*** GIVEN MATERIAL
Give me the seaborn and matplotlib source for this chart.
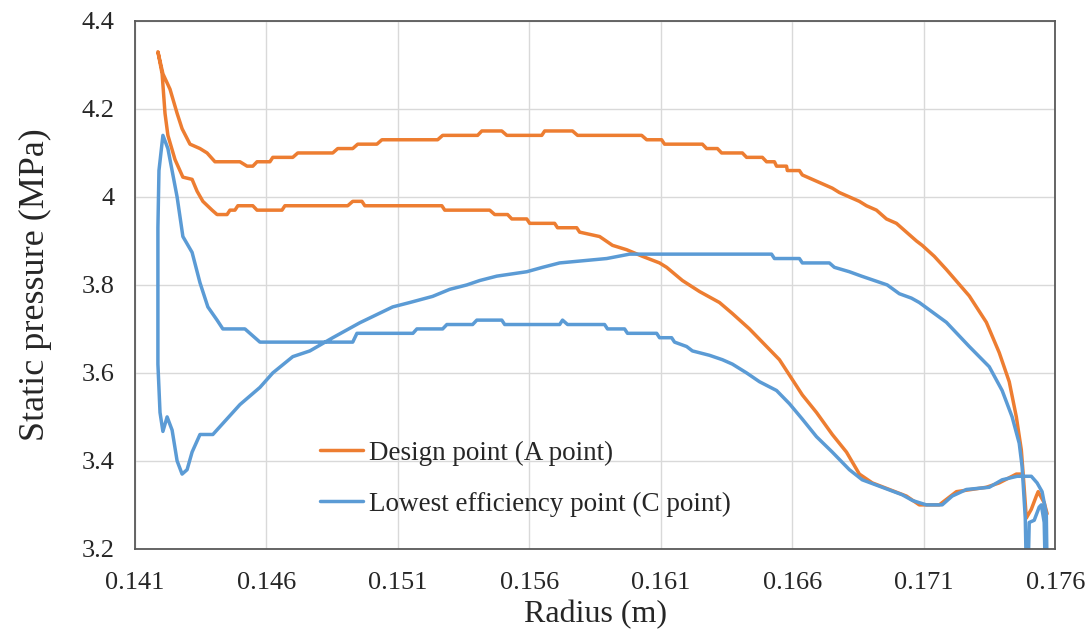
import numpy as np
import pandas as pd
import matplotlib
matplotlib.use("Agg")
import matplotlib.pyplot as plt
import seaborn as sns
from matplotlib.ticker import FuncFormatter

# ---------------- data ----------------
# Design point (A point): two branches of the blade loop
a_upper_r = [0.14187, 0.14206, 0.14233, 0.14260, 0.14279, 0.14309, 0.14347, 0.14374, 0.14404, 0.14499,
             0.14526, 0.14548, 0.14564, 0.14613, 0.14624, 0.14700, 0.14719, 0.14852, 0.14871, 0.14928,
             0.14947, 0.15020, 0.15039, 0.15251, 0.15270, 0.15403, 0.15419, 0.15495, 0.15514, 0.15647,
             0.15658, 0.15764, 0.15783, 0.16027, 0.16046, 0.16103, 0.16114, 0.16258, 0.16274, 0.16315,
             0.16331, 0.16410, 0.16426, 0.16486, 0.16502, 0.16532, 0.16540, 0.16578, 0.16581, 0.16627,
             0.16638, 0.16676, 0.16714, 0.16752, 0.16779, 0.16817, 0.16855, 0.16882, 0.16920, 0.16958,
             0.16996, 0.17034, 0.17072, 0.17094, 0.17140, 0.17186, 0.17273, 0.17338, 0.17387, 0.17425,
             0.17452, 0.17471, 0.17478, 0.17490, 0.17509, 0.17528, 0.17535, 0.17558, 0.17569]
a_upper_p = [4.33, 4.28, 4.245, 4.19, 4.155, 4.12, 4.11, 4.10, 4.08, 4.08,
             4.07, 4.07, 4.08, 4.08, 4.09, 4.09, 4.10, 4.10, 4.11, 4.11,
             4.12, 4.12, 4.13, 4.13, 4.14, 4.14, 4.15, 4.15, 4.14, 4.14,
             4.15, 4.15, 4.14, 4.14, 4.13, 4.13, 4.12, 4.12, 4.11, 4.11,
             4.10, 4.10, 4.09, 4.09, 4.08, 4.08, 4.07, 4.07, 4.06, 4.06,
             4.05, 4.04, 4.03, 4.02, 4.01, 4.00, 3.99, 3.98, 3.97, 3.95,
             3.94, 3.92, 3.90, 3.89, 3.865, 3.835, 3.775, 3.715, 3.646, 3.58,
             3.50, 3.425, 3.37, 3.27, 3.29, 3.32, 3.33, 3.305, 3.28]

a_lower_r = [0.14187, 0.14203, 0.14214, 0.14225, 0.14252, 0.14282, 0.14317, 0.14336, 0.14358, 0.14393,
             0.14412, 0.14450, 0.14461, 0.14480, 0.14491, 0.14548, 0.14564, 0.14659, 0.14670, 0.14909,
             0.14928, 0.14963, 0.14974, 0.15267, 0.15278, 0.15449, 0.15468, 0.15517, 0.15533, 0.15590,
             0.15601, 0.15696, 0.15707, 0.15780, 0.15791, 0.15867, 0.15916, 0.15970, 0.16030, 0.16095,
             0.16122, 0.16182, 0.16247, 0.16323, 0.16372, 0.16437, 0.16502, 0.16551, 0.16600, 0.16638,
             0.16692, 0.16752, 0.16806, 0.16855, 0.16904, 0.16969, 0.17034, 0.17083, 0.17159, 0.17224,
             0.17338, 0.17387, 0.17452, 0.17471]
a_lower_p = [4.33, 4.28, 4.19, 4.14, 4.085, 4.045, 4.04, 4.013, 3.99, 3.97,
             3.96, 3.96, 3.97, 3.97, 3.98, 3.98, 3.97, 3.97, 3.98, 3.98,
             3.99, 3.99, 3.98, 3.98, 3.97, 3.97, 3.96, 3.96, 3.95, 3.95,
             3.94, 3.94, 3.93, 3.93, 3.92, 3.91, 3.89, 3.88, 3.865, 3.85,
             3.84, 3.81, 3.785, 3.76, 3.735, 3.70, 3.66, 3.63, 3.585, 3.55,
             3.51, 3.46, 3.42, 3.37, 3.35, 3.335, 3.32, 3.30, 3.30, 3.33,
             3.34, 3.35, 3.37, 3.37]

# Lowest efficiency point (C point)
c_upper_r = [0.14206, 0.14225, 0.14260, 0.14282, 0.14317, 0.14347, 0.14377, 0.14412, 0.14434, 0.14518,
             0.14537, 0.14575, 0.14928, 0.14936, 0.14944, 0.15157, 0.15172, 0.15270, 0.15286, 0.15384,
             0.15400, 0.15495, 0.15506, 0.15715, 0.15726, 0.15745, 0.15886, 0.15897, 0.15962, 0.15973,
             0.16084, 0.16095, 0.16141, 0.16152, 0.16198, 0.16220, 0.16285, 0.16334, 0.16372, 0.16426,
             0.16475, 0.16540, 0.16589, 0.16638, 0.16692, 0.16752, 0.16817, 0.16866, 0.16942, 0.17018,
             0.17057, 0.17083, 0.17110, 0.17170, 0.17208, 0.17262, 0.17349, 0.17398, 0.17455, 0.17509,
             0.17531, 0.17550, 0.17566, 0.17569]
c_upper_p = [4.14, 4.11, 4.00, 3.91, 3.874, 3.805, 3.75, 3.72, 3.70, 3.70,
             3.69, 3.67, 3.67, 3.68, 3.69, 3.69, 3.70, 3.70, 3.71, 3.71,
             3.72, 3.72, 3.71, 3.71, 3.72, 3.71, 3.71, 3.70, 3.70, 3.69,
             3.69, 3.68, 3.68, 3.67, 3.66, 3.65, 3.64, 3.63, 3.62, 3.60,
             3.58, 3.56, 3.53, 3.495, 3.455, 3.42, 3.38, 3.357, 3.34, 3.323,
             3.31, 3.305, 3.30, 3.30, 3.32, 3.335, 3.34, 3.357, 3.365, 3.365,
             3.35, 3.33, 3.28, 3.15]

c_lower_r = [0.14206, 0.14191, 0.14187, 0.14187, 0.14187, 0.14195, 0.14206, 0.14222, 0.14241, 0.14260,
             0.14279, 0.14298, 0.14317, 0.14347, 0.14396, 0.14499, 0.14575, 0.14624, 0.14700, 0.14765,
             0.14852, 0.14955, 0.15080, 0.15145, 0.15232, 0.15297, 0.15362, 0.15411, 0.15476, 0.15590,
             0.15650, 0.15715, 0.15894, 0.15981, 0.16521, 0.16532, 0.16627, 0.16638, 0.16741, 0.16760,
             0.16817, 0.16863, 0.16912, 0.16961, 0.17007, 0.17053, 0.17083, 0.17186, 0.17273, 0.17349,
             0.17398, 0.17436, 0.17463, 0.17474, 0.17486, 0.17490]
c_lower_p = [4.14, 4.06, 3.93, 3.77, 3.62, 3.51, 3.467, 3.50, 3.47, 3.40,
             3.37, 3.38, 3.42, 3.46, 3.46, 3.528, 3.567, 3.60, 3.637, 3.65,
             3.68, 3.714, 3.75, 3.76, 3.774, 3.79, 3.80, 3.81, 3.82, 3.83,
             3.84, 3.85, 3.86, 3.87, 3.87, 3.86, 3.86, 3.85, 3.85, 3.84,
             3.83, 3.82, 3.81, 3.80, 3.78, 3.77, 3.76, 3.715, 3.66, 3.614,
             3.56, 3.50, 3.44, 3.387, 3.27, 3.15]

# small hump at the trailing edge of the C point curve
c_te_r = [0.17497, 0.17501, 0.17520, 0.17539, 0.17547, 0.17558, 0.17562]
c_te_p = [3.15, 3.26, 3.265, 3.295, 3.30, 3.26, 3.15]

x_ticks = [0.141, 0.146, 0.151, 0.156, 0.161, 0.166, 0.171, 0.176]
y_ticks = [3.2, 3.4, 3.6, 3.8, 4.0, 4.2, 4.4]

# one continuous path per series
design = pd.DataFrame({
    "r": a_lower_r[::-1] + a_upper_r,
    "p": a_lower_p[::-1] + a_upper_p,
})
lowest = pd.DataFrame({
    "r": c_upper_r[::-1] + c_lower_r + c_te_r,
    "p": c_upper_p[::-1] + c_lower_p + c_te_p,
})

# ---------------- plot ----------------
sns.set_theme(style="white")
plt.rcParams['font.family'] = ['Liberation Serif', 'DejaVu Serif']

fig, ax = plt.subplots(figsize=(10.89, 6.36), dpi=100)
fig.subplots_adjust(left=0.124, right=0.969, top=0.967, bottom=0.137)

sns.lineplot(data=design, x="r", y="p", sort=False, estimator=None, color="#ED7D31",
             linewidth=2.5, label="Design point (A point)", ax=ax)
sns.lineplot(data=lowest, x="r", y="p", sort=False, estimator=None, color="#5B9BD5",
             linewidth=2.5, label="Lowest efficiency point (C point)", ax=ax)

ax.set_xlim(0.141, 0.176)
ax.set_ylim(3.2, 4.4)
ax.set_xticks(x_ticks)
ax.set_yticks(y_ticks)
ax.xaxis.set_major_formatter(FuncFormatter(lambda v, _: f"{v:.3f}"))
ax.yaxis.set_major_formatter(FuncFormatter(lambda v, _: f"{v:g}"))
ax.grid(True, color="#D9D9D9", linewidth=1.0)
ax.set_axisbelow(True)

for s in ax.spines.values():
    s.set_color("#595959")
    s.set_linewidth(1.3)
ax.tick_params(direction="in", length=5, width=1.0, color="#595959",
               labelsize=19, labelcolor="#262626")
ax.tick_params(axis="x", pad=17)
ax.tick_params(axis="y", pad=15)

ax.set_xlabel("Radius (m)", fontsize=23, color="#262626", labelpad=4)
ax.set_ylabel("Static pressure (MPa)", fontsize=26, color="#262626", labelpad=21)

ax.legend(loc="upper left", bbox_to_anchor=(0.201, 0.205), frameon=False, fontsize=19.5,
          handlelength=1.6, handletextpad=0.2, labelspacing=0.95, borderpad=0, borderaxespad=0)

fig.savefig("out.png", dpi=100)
******
> WHAT IS ASKED:
Reproduce only the lines from the beginning of the data through the line that contains "from matplotlib.ticker import FuncFormatter", both included, and please drop the pictures.

> RESULT OF THE EXERCISE:
Give me the seaborn and matplotlib source for this chart.
import numpy as np
import pandas as pd
import matplotlib
matplotlib.use("Agg")
import matplotlib.pyplot as plt
import seaborn as sns
from matplotlib.ticker import FuncFormatter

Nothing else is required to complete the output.